"I feel good. I'm enjoying what I'm doing," Leyland said this weekend. "I guess that means you're old. Other than that, I don't put a lot of stock in [records]. I like [managing], and I'm going to try to continue to do it. We'll see how that works out."
Leyland said he does not want to be a "hanger-on" as a manager, somebody who hangs around in another post for posterity after he's done managing, unless he feels he can provide some benefit. He also doesn't want to feel like he's hanging on as a manager. He doesn't expect to be around if the club feels like it can do better.
"I don't ever want to be the problem," he said. "If I'm the problem, they won't have to tell me. I'll know I'm the problem."

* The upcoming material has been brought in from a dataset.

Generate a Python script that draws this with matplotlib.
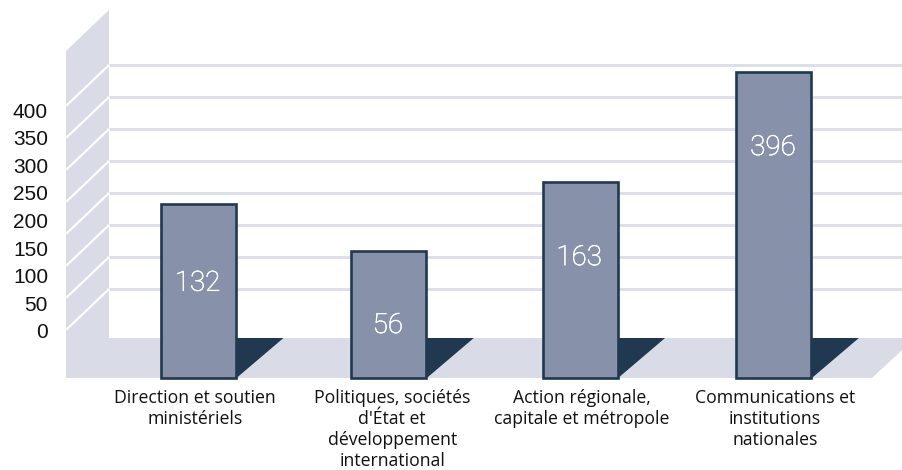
import matplotlib
matplotlib.use('Agg')
import matplotlib.pyplot as plt
import matplotlib.patheffects as pe
from matplotlib.patches import Polygon

# Data
categories = ['Direction et soutien\nministériels',
              "Politiques, sociétés\nd'État et\ndéveloppement\ninternational",
              'Action régionale,\ncapitale et métropole',
              'Communications et\ninstitutions\nnationales']
value_labels = [132, 56, 163, 396]
# drawn heights do not follow the printed values, in gridline units (50 per step)
bar_heights = [272, 198, 306, 478]
label_heights = [152, 86, 192, 364]
tick_values = [0, 50, 100, 150, 200, 250, 300, 350, 400]

WALL = '#d9dce6'
GRID = '#dcdee8'
BAR = '#8792aa'
DARK = '#213950'

W, H = 903, 470
UNIT = 1.5625   # value units per pixel
STEP = 191.8    # pixels between categories
X0 = 198.5      # pixel centre of first bar

# small nudges in pixels, the original is not evenly spaced
bar_nudge = [0, -1.5, -2, 0]
text_nudge = [-3.5, 2, 0, 1]


def px(x):
    return (x - X0) / STEP


def py(y):
    return (378 - y) * UNIT


fig = plt.figure(figsize=(W / 100, H / 100), dpi=100)
ax = fig.add_axes((0, 0, 1, 1))
ax.set_xlim(px(0), px(W))
ax.set_ylim(py(H), py(0))
ax.axis('off')

# Wall and floor as one shape
ax.add_patch(Polygon([(px(66), py(51)), (px(109), py(10)), (px(109), py(338)), (px(915), py(338)),
                      (px(872), py(378)), (px(66), py(378))],
                     fc=WALL, ec='none', zorder=1))

# Gridlines on the back and their white slant on the wall
for g in range(8):
    y_back = 65 + 32 * g
    ax.plot([px(109), px(W)], [py(y_back), py(y_back)], color=GRID, lw=2.0, zorder=2,
            solid_capstyle='butt')
    ax.plot([px(66), px(109)], [py(y_back + 41), py(y_back)], color='white', lw=1.6, zorder=2,
            solid_capstyle='butt')

# Bars with their floor shadow
bar_x = [i + bar_nudge[i] / STEP for i in range(len(categories))]
bar_w = 75 / STEP
ax.bar(bar_x, bar_heights, width=bar_w, color=BAR, edgecolor=DARK, linewidth=1.9, zorder=4)
for i in range(len(categories)):
    right = X0 + i * STEP + bar_nudge[i] + 38
    ax.add_patch(Polygon([(px(right), py(378)), (px(right + 47), py(338)), (px(right), py(338))],
                         fc=DARK, ec='none', zorder=3))
    t = ax.text(bar_x[i] - 0.005, label_heights[i] - 4, str(value_labels[i]), color='white', fontsize=20,
                family='Roboto', fontweight='light', ha='center', va='center', zorder=5)
    t.set_path_effects([pe.withStroke(linewidth=0.4, foreground='white')])
    ax.text(i + text_nudge[i] / STEP, py(389), categories[i], color='#111111', fontsize=12.7,
            family='Open Sans', ha='center', va='top', linespacing=1.22, zorder=5)

# Tick labels sit on their own spacing, not on the gridlines
tick_ax = fig.add_axes((54 / W, (H - 331) / H, 2 / W, (331 - 110) / H))
tick_ax.set_xlim(0, 1)
tick_ax.set_ylim(0, 400)
tick_ax.patch.set_alpha(0)
tick_ax.set_xticks([])
tick_ax.set_yticks(tick_values)
tick_ax.tick_params(axis='y', length=0, pad=4.3, labelsize=15, labelcolor='#111111')
for lab in tick_ax.get_yticklabels():
    lab.set_family('Liberation Sans')
for s in tick_ax.spines.values():
    s.set_visible(False)

plt.savefig('out.png', dpi=100)
plt.close()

He also doesn't want to keep managing if he doesn't have the fire for it. He stepped down after one season in Colorado for that reason, and he says he'd do it ago if he lost the passion for it. But he doesn't feel that way, and he feels like this has been a fun team for him to manage because of the teaching aspect he has had to rekindle.
"I'm having a good time with this team," he said. "I don't like all the results sometimes. I get ticked off, and I'm glad I get ticked off. If I don't get ticked off, I should go home. But I don't get ticked off every day."
Leyland has a statistical quirk in that his sum of wins and losses does not equal his total games managed. He can thank two games from his 1989 season managing in Pittsburgh for that. A pair of Pirates games that year were called due to inclement weather, but had tie scores at the time. Those counted as official games, but didn't count in his win-loss record.
As it is, with Joe Torre and Bobby Cox stepping down at season's end, Leyland will be second in wins among active managers behind his good friend, Tony La Russa, whose future is also undecided.